■ **GIVEN TASK**
From the first line of the data down to and including the line with "from matplotlib.lines import Line2D", copy everything exactly, leaving out pictures.

Figure scripts:
______

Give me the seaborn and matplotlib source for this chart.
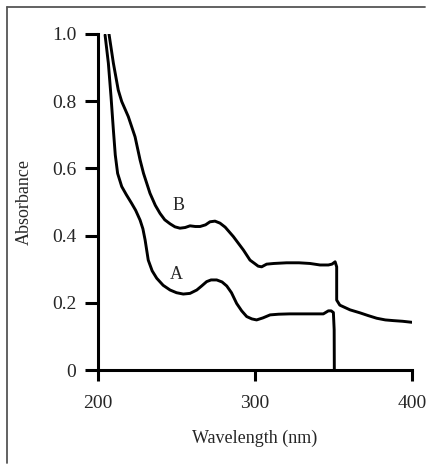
import numpy as np
import pandas as pd
import seaborn as sns
import matplotlib
matplotlib.use("Agg")
import matplotlib.pyplot as plt
from matplotlib.lines import Line2D

# Curve A (lower)
wl_a = [204.5, 206.6, 208.3, 209.8, 211.0, 212.5, 215.1, 218.0, 221.4, 224.0, 226.8, 228.6,
        230.0, 232.0, 234.5, 237.4, 241.5, 245.9, 250.0, 254.3, 258.6, 262.9, 266.0, 269.2,
        272.0, 275.6, 279.0, 282.0, 285.0, 288.3, 291.5, 294.7, 298.0, 301.0, 305.0, 309.6,
        315.0, 322.0, 328.7, 336.0, 343.5, 346.7, 348.5, 349.9, 350.4, 350.5]
abs_a = [0.997, 0.913, 0.813, 0.714, 0.640, 0.585, 0.546, 0.522, 0.496, 0.475, 0.446, 0.420,
         0.387, 0.327, 0.295, 0.273, 0.252, 0.238, 0.230, 0.226, 0.228, 0.238, 0.250, 0.263,
         0.268, 0.268, 0.262, 0.250, 0.230, 0.198, 0.176, 0.159, 0.152, 0.149, 0.155, 0.164,
         0.166, 0.167, 0.167, 0.167, 0.167, 0.176, 0.176, 0.171, 0.120, 0.0]

# Curve B (upper)
wl_b = [207.0, 209.8, 212.9, 215.1, 219.3, 223.6, 226.8, 229.0, 233.1, 236.5, 239.5, 242.5,
        245.9, 249.0, 252.2, 255.5, 258.6, 262.0, 265.0, 268.5, 271.3, 274.5, 277.7, 281.0,
        286.2, 292.6, 296.8, 300.0, 302.0, 304.2, 307.4, 312.0, 320.1, 328.0, 335.0, 341.4,
        346.7, 349.0, 351.0, 352.0, 352.0, 354.0, 360.5, 366.9, 372.0, 377.5, 383.0, 388.0,
        394.0, 399.8]
abs_b = [1.0, 0.913, 0.833, 0.799, 0.754, 0.694, 0.625, 0.585, 0.526, 0.490, 0.466, 0.447,
         0.435, 0.426, 0.422, 0.424, 0.429, 0.427, 0.427, 0.432, 0.441, 0.443, 0.437, 0.425,
         0.397, 0.357, 0.327, 0.316, 0.309, 0.307, 0.315, 0.317, 0.319, 0.319, 0.317, 0.3125,
         0.3125, 0.315, 0.322, 0.307, 0.208, 0.193, 0.179, 0.170, 0.162, 0.154, 0.149, 0.147,
         0.145, 0.142]

x_ticks = [200, 300, 400]
y_ticks = [0, 0.2, 0.4, 0.6, 0.8, 1.0]
y_labels = ["0", "0.2", "0.4", "0.6", "0.8", "1.0"]

sns.set_theme(style="ticks")
plt.rcParams['font.family'] = ['Liberation Serif', 'DejaVu Serif']

fig = plt.figure(figsize=(4.27, 4.65), dpi=100)
ax = fig.add_axes([0.2295, 0.2043, 0.965 - 0.2295, 0.927 - 0.2043])

df_a = pd.DataFrame({"wl": wl_a, "abs": abs_a})
df_b = pd.DataFrame({"wl": wl_b, "abs": abs_b})
for d in (df_a, df_b):
    sns.lineplot(data=d, x="wl", y="abs", sort=False, estimator=None, color="black",
                 lw=2.1, ax=ax)
for ln in ax.lines:
    ln.set_solid_joinstyle("round")
    ln.set_solid_capstyle("round")

ax.set_xlim(200, 400)
ax.set_ylim(0, 1.0)
ax.set_xticks(x_ticks)
ax.set_xticklabels([str(v) for v in x_ticks])
ax.set_yticks(y_ticks)
ax.set_yticklabels(y_labels)
for s in ["top", "right"]:
    ax.spines[s].set_visible(False)
for s in ["left", "bottom"]:
    ax.spines[s].set_linewidth(2.2)
    ax.spines[s].set_color("black")
ax.tick_params(axis="y", length=9.5, width=2.2, color="black", labelsize=14, pad=6)
ax.tick_params(axis="x", length=8, width=2.2, color="black", labelsize=14, pad=10)
ax.set_xlabel("Wavelength (nm)", fontsize=13, labelpad=13)
ax.set_ylabel("Absorbance", fontsize=13, labelpad=14)

ax.text(251, 0.49, "B", fontsize=13, ha="center", va="center")
ax.text(250, 0.283, "A", fontsize=13, ha="center", va="center")

# figure frame (top and left)
fig.add_artist(Line2D([7/427, 0.995], [1 - 7/465, 1 - 7/465], transform=fig.transFigure,
                      color="#555555", lw=1.3))
fig.add_artist(Line2D([7/427, 7/427], [1 - 7/465, 2/465], transform=fig.transFigure,
                      color="#555555", lw=1.3))

fig.savefig("out.png", dpi=100, facecolor="white")
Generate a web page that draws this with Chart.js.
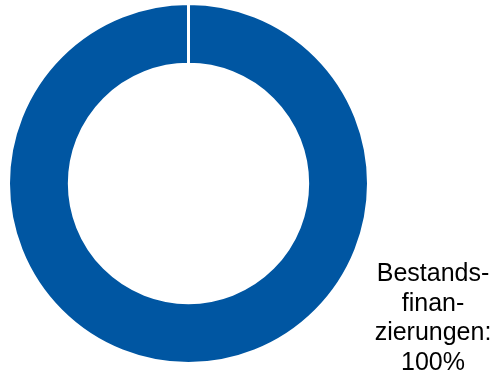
<!DOCTYPE html>
<html>
<head>
<meta charset="utf-8">
<script src="https://cdn.jsdelivr.net/npm/chart.js@4"></script>
<style>
  html, body { margin: 0; padding: 0; background: #ffffff; }
  #wrap { position: relative; width: 496px; height: 374px; }
</style>
</head>
<body>
<div id="wrap"><canvas id="c" width="496" height="374"></canvas></div>
<script>
const categories = ["Bestandsfinanzierungen"];
const shares = [100];
const labelLines = ["Bestands-", "finan-", "zierungen:", "100%"];
const sliceColors = ["#0056A2"];

const labelPlugin = {
  id: 'sliceLabel',
  afterDraw(chart) {
    const ctx = chart.ctx;
    ctx.save();
    ctx.font = '25px "Liberation Sans", Arial, sans-serif';
    ctx.fillStyle = '#000000';
    ctx.textAlign = 'center';
    ctx.textBaseline = 'alphabetic';
    const cx = 433;
    const baselines = [281, 310.5, 340, 369.5];
    labelLines.forEach((t, i) => ctx.fillText(t, cx, baselines[i]));
    ctx.restore();
  }
};

new Chart(document.getElementById('c'), {
  type: 'doughnut',
  data: {
    labels: categories,
    datasets: [{
      data: shares,
      backgroundColor: sliceColors,
      borderColor: '#ffffff',
      borderWidth: 3,
      hoverOffset: 0
    }]
  },
  options: {
    responsive: false,
    animation: false,
    cutout: '66.2%',
    layout: { padding: { left: 7, top: 2, right: 126, bottom: 9 } },
    plugins: {
      legend: { display: false },
      tooltip: { enabled: false }
    },
    events: []
  },
  plugins: [labelPlugin]
});
</script>
</body>
</html>
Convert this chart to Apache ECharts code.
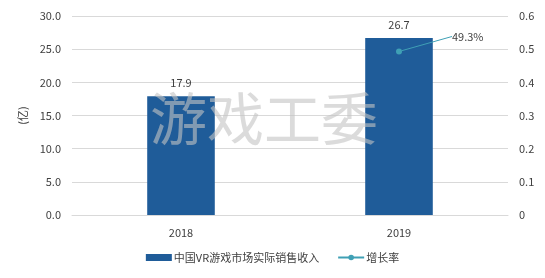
<!DOCTYPE html>
<html><head><meta charset="utf-8">
<script src="https://cdn.jsdelivr.net/npm/echarts@6/dist/echarts.min.js"></script>
<style>html,body{margin:0;padding:0;background:#fff}#c{width:545px;height:278px}</style>
</head><body><div id="c"></div>
<script>
const categories = ['2018', '2019'];
const revenue = [17.9, 26.7];
const growth = [null, 0.493];
const leftTicks = [0, 5, 10, 15, 20, 25, 30];
const rightTicks = [0, 0.1, 0.2, 0.3, 0.4, 0.5, 0.6];
const seriesNames = ['中国VR游戏市场实际销售收入', '增长率'];

const chart = echarts.init(document.getElementById('c'));
const font = '"Noto Sans CJK SC", "Noto Sans", sans-serif';
chart.setOption({
  animation: false,
  textStyle: { fontFamily: font },
  grid: { left: 72, right: 37, top: 16, bottom: 63 },
  xAxis: {
    type: 'category', data: categories,
    axisLine: { lineStyle: { color: '#d9d9d9' } },
    axisTick: { show: false },
    axisLabel: { color: '#404040', fontSize: 11, margin: 12, fontFamily: font }
  },
  yAxis: [{
    type: 'value', min: leftTicks[0], max: leftTicks[leftTicks.length - 1], interval: 5,
    name: '(亿)', nameLocation: 'middle', nameRotate: 90, nameGap: 43,
    nameTextStyle: { color: '#404040', fontSize: 11 },
    axisLabel: { color: '#404040', fontSize: 11, margin: 11, formatter: v => v.toFixed(1) },
    splitLine: { lineStyle: { color: '#d9d9d9' } },
    axisLine: { show: false }, axisTick: { show: false }
  }, {
    type: 'value', min: rightTicks[0], max: rightTicks[rightTicks.length - 1], interval: 0.1,
    axisLabel: { color: '#404040', fontSize: 11, margin: 11, formatter: v => v === 0 ? '0' : v.toFixed(1) },
    splitLine: { show: false }, axisLine: { show: false }, axisTick: { show: false }
  }],
  legend: {
    bottom: 10, left: 'center', itemGap: 18, itemWidth: 26, itemHeight: 7,
    textStyle: { color: '#404040', fontSize: 11, padding: [0, 0, 0, -3] },
    data: [{ name: seriesNames[0], icon: 'rect' }, { name: seriesNames[1] }]
  },
  series: [{
    name: seriesNames[0], type: 'bar', data: revenue, barWidth: '31%',
    itemStyle: { color: '#1f5c99' },
    label: { show: true, position: 'top', color: '#404040', fontSize: 11, distance: 8, formatter: p => p.value.toFixed(1) }
  }, {
    name: seriesNames[1], type: 'line', yAxisIndex: 1, data: growth,
    symbol: 'circle', symbolSize: 6,
    itemStyle: { color: '#3fa0b5' }, lineStyle: { color: '#3fa0b5', width: 2 },
    label: { show: true, color: '#404040', fontSize: 11, position: 'right',
      formatter: p => (p.value * 100).toFixed(1) + '%' },
    labelLayout: { dx: 45, dy: -15 },
    labelLine: { show: true, lineStyle: { color: '#3fa0b5', width: 1 } }
  }],
  graphic: [{
    type: 'text', left: 150, top: 90, z: 100,
    style: { text: '游戏工委', fontSize: 57, fontFamily: font, fill: 'rgba(195,195,195,0.6)', fontWeight: 'normal' }
  }]
});
</script></body></html>
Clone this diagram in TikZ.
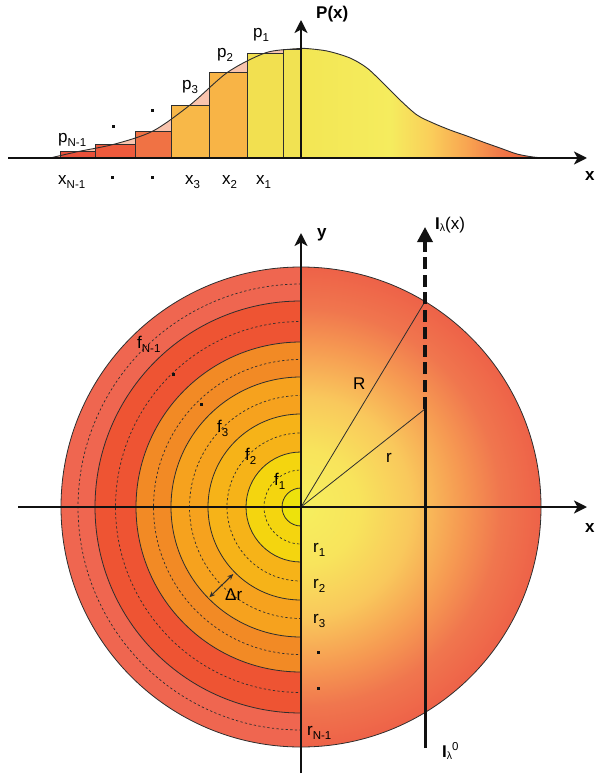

______

■ **PROBLEM SOLUTION**
Give me the seaborn and matplotlib source for this chart.
import numpy as np
import pandas as pd
import seaborn as sns
import matplotlib
matplotlib.use("Agg")
import matplotlib.pyplot as plt
from matplotlib.lines import Line2D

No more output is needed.